> _The data_
┌──

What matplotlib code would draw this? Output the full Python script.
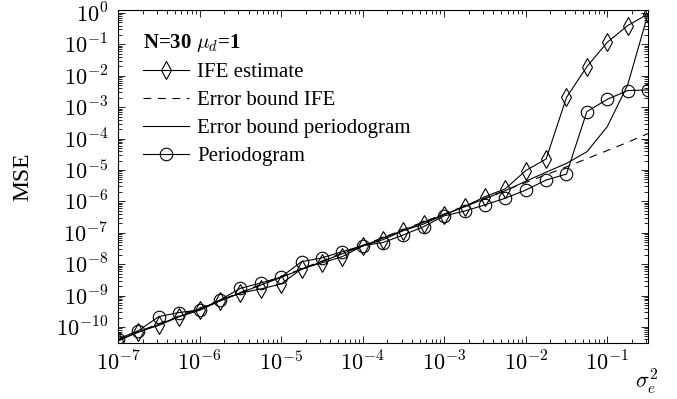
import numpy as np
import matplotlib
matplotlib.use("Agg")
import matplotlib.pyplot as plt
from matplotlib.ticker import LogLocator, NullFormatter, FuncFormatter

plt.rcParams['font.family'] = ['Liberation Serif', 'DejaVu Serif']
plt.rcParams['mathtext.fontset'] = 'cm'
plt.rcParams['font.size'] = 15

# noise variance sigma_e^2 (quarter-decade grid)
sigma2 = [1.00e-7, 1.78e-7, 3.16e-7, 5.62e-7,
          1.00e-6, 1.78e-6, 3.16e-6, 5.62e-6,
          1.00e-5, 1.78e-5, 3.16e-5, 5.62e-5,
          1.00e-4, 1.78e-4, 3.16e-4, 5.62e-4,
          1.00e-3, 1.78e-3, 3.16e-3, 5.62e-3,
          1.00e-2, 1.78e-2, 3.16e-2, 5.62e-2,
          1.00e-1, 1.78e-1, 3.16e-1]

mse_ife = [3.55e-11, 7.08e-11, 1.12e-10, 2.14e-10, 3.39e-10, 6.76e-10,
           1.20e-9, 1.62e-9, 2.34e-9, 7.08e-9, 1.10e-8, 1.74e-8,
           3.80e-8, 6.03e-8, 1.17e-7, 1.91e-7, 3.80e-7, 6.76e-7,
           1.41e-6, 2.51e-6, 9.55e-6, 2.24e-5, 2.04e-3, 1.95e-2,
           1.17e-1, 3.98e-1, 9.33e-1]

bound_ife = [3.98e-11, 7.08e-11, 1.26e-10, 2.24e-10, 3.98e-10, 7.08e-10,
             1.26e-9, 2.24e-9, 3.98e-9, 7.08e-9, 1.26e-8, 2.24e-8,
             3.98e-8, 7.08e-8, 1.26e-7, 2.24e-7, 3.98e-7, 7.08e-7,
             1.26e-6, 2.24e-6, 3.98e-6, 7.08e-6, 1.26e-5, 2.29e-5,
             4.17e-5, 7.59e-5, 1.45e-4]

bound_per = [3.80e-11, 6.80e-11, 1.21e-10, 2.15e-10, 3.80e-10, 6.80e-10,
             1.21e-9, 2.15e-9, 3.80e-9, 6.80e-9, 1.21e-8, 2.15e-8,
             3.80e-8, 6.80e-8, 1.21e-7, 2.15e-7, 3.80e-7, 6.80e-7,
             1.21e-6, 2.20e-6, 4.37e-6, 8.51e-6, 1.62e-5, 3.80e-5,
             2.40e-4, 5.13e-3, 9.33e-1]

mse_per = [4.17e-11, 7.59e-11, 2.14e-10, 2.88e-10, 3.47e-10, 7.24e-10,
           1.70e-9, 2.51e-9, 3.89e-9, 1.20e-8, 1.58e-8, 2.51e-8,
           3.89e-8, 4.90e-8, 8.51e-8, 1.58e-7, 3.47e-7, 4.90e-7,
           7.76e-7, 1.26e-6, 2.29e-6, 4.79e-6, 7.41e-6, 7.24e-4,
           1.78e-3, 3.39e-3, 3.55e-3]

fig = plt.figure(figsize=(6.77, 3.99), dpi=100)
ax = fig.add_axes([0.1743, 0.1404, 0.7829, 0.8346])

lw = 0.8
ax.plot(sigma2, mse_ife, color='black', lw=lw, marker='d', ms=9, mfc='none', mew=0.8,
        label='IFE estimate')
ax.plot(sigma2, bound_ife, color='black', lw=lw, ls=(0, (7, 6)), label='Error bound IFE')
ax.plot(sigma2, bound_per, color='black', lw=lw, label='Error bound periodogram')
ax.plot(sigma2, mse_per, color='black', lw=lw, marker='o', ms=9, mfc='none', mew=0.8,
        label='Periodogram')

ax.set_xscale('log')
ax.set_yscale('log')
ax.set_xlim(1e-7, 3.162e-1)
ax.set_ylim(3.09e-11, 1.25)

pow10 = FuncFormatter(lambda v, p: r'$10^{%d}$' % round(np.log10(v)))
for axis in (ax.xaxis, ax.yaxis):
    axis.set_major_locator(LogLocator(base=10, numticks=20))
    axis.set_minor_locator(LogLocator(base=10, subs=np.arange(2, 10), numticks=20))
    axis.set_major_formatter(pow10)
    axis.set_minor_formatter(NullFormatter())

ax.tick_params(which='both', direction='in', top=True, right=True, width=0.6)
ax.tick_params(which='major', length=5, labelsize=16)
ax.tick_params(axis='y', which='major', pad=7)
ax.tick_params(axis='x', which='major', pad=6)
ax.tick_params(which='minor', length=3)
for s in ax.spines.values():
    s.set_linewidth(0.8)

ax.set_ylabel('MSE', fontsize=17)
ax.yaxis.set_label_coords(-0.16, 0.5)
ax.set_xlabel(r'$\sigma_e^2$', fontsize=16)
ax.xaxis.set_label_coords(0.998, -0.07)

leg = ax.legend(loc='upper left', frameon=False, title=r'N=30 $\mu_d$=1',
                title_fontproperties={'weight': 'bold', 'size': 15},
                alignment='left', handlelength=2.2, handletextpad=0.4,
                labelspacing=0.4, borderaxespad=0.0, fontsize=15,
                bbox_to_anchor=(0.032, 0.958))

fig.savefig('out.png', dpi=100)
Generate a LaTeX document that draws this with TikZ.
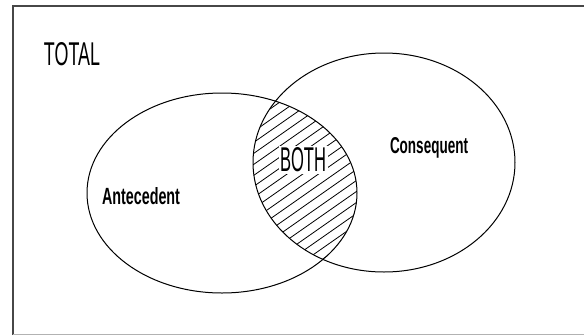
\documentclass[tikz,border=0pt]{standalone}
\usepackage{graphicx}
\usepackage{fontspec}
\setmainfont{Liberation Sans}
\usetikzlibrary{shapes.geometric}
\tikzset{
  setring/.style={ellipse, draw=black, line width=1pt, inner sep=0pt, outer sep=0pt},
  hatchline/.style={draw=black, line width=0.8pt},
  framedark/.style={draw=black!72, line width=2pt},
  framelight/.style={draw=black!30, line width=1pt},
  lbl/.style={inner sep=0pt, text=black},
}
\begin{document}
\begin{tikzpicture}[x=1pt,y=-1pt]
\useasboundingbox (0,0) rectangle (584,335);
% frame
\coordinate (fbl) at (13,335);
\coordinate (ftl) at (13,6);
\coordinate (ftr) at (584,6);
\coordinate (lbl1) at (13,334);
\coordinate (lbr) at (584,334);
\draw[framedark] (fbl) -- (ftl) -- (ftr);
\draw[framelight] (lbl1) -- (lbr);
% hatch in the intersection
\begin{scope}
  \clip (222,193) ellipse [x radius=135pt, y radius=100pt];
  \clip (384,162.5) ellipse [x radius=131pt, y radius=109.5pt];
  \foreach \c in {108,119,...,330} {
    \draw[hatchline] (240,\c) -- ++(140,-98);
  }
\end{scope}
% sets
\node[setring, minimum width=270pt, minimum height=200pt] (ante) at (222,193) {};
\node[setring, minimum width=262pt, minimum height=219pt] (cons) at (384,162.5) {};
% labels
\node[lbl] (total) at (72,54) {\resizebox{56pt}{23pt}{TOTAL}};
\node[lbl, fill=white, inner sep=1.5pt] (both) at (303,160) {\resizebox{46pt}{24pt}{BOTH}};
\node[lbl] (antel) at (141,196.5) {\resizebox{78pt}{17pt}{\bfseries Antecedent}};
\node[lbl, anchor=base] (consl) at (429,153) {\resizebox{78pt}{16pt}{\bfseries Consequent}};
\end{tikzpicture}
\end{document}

└──
┌──

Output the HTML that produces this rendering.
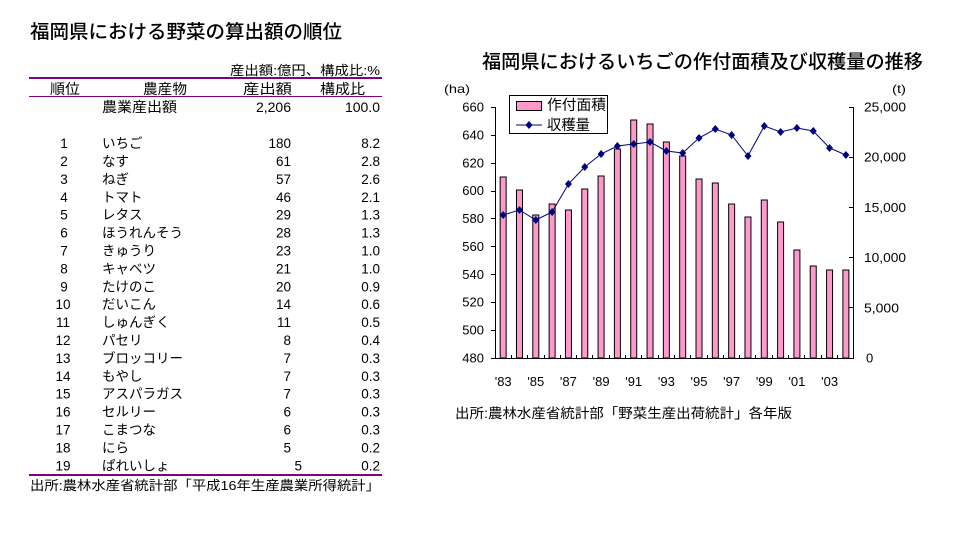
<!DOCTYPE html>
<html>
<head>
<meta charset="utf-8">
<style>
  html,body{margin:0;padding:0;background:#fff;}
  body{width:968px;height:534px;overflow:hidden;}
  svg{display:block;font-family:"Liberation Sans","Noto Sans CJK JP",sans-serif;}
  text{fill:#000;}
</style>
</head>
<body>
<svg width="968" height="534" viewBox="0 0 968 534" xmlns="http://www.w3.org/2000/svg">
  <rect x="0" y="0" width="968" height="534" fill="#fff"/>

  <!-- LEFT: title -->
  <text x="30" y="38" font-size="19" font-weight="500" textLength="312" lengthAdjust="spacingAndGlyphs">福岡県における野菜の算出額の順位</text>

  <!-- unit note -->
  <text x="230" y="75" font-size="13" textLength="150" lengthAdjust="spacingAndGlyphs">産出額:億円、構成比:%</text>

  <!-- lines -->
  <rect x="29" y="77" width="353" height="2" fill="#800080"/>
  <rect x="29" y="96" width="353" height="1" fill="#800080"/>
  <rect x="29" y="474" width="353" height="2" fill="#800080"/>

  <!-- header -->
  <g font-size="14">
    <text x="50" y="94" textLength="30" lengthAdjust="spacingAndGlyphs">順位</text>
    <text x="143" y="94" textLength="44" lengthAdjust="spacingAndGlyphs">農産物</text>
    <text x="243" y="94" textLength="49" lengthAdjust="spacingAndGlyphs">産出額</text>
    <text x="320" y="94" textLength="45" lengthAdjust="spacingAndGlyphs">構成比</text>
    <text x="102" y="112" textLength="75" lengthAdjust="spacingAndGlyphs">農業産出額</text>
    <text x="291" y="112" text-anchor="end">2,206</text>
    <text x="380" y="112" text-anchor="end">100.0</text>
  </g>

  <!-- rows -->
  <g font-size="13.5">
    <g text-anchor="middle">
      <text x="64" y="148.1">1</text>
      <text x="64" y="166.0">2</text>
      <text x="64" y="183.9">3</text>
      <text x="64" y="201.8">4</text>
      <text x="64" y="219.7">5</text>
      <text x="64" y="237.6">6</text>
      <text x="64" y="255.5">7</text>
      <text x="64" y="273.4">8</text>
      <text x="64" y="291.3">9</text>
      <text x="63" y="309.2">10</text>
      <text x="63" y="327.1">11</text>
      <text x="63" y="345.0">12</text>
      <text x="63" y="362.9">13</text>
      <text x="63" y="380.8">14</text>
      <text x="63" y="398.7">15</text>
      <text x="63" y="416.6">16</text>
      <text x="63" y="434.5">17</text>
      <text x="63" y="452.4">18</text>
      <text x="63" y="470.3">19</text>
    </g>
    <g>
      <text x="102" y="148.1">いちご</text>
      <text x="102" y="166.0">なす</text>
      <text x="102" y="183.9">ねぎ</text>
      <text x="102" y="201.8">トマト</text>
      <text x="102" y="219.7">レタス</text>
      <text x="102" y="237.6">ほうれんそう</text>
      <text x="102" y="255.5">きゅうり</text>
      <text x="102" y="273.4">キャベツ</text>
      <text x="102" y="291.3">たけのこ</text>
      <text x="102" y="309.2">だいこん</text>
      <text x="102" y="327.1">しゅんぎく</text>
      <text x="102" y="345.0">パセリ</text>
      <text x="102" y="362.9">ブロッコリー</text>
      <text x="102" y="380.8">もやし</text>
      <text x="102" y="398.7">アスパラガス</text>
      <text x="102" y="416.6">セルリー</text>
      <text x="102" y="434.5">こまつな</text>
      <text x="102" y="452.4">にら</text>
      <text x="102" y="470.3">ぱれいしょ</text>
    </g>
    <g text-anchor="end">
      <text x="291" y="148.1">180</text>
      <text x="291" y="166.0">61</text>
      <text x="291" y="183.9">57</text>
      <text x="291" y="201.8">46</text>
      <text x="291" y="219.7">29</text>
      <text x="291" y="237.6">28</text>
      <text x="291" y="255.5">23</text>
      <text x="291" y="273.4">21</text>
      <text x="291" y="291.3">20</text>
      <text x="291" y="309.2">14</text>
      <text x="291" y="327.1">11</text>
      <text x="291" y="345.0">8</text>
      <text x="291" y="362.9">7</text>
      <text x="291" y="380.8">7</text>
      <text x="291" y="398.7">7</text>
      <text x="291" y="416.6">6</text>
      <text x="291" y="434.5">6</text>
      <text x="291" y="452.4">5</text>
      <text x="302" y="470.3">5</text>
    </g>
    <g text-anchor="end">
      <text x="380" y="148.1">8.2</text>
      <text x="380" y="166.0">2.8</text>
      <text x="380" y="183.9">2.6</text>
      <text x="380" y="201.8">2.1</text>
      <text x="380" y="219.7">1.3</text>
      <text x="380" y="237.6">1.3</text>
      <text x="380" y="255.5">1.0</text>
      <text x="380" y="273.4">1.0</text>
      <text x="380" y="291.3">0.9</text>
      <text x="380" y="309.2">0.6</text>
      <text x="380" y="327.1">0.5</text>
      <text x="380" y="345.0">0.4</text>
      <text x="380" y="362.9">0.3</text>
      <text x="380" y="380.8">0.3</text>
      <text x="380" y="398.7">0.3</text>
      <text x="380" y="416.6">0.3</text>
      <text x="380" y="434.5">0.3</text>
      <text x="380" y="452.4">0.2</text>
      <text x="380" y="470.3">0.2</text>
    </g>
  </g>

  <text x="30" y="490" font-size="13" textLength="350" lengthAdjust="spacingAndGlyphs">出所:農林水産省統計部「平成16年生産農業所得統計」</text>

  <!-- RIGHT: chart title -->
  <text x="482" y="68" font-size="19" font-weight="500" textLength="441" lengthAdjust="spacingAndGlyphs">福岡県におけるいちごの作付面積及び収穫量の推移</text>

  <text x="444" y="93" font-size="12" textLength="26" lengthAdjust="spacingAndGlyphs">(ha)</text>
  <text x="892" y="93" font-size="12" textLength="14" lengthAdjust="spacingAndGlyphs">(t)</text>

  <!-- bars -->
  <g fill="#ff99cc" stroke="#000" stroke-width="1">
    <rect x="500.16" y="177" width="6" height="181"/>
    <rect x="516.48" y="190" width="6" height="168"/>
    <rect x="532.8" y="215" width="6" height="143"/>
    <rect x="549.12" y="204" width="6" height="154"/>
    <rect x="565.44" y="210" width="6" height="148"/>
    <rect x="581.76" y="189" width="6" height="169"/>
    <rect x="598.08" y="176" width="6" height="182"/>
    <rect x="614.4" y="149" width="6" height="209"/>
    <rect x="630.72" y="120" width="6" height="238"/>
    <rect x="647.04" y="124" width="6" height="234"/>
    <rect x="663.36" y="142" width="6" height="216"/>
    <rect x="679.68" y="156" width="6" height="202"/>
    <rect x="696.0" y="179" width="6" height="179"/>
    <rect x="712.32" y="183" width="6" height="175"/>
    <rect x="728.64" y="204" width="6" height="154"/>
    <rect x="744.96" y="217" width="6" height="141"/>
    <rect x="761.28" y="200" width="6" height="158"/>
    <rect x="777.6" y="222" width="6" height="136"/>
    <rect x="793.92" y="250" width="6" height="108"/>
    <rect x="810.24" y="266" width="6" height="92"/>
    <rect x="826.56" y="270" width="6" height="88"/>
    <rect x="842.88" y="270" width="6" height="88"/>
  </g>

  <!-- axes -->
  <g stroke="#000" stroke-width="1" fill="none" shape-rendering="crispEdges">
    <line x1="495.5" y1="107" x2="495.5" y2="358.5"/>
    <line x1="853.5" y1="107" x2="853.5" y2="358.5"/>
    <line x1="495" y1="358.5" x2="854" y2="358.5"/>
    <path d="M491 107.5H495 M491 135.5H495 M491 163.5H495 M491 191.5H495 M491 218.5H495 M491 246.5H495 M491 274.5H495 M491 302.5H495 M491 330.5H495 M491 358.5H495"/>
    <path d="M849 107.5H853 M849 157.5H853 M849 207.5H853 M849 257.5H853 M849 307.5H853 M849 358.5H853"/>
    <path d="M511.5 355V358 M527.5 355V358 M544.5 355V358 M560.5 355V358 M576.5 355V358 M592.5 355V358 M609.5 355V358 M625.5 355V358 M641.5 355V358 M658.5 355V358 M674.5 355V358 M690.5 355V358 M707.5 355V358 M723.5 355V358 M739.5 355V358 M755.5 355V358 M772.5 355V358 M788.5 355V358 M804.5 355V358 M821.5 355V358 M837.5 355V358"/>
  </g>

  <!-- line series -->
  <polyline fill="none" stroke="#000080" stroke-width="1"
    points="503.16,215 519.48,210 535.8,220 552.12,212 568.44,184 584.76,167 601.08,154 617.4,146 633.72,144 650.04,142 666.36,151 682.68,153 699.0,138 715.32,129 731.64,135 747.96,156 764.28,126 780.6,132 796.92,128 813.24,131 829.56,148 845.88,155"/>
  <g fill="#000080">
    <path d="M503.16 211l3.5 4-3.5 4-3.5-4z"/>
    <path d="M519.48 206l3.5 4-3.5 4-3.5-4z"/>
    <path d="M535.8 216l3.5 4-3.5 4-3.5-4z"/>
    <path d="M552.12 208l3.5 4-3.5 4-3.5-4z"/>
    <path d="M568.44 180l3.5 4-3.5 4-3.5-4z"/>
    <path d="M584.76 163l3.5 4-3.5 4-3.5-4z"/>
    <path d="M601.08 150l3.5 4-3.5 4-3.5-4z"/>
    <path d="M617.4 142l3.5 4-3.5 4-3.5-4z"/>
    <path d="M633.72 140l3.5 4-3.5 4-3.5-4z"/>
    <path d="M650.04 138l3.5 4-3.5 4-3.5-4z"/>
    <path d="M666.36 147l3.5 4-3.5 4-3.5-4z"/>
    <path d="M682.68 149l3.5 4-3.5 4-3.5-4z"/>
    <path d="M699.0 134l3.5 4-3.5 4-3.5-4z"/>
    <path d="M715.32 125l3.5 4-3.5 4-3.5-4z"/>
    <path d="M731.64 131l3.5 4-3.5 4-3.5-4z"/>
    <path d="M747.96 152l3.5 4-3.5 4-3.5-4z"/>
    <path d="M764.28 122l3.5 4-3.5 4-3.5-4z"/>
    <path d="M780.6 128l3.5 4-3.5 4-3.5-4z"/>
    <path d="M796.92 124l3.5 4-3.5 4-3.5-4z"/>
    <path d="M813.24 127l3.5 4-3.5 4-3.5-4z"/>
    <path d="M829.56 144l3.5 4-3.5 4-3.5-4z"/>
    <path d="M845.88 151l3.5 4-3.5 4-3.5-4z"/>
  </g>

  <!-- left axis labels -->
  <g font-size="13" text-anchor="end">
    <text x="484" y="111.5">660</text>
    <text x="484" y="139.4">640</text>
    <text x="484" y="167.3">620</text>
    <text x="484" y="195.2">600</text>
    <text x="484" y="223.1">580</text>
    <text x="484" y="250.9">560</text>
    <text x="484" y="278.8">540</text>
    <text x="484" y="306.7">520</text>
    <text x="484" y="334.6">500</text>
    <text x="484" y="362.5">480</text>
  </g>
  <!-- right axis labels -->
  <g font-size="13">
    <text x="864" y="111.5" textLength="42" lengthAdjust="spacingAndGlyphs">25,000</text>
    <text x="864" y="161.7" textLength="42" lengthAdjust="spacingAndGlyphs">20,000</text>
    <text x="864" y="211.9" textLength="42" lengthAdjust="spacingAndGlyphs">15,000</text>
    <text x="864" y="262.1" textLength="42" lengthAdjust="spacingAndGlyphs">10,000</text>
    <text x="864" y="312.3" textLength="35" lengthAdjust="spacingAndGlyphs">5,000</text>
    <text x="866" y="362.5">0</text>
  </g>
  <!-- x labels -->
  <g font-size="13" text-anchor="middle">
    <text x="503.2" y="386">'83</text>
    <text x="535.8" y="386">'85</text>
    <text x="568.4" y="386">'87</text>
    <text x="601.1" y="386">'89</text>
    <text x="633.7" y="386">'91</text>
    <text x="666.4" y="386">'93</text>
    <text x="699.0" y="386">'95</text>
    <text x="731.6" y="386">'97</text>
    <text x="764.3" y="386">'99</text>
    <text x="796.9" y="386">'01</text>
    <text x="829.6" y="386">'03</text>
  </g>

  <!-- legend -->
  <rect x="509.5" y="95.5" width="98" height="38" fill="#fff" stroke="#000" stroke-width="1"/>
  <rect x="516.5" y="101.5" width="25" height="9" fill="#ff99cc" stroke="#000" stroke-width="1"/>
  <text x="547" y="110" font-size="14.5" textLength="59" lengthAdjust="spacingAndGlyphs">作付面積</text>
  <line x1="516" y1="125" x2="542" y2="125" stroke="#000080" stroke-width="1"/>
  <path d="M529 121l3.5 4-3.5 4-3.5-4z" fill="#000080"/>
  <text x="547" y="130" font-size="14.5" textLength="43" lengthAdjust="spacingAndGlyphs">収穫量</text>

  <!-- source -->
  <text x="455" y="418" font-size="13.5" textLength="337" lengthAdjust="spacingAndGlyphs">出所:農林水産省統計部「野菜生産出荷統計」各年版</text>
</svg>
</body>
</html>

└──
┌──

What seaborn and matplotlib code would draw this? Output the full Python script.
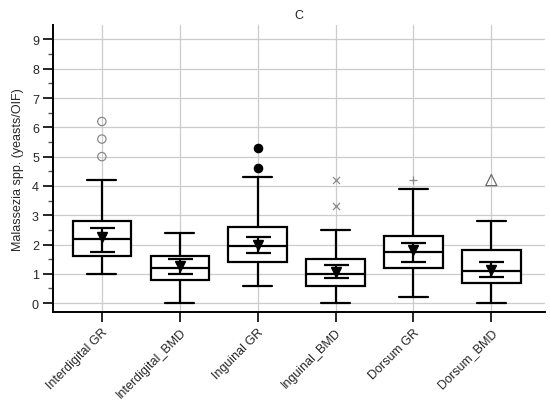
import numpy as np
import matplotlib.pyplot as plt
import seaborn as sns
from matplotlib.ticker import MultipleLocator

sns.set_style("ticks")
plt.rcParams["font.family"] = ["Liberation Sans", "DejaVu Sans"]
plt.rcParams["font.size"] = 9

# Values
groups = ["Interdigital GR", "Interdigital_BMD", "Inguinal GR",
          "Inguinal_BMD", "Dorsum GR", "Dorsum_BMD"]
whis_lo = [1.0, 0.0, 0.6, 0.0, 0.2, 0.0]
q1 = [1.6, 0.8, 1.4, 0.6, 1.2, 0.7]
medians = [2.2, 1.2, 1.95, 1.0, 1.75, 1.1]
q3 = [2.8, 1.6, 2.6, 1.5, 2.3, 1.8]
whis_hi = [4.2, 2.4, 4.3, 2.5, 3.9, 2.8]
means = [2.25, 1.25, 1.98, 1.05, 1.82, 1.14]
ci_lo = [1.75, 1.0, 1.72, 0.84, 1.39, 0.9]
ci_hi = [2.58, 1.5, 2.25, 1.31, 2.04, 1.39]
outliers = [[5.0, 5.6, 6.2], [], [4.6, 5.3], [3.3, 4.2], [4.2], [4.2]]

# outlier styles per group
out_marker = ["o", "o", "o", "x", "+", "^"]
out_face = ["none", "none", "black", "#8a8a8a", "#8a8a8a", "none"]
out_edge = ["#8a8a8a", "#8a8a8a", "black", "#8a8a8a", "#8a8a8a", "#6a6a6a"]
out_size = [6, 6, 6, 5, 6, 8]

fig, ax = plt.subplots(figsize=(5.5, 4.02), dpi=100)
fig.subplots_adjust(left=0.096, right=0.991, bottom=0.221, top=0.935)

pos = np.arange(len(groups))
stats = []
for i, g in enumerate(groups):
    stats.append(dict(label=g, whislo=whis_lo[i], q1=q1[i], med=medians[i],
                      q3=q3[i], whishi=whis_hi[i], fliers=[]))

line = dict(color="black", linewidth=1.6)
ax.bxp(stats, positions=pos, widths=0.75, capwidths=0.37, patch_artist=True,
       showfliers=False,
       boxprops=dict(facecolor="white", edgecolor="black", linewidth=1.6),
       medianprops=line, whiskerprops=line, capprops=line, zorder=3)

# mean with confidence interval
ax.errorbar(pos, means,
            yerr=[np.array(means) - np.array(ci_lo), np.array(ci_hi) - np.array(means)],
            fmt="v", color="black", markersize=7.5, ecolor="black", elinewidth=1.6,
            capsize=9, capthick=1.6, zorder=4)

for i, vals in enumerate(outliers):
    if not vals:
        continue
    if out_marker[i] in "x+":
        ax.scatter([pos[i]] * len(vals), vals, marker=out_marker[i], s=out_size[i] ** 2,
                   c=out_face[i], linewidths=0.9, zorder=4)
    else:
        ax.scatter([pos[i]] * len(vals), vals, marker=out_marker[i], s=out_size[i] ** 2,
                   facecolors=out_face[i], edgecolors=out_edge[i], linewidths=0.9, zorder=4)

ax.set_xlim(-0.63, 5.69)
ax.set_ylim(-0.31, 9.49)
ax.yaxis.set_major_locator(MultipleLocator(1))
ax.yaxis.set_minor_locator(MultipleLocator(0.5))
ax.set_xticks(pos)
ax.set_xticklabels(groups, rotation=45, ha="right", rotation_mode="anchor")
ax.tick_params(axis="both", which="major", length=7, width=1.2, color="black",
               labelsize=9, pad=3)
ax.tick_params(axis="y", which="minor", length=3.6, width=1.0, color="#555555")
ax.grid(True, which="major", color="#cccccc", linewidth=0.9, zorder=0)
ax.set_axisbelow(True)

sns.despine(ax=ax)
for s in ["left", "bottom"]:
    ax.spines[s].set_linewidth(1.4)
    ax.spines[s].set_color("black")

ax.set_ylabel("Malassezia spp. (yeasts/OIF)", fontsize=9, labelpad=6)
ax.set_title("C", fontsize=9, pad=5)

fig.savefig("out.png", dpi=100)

└──

> _Task goal_
Start at the line above containing "What matplotlib code" and stop at the line containing "plt.rcParams['font.size'] = 15": print those lines and everything between them exactly, but not the pictures.

> _Exercise result_
What matplotlib code would draw this? Output the full Python script.
import numpy as np
import matplotlib
matplotlib.use("Agg")
import matplotlib.pyplot as plt
from matplotlib.ticker import LogLocator, NullFormatter, FuncFormatter

plt.rcParams['font.family'] = ['Liberation Serif', 'DejaVu Serif']
plt.rcParams['mathtext.fontset'] = 'cm'
plt.rcParams['font.size'] = 15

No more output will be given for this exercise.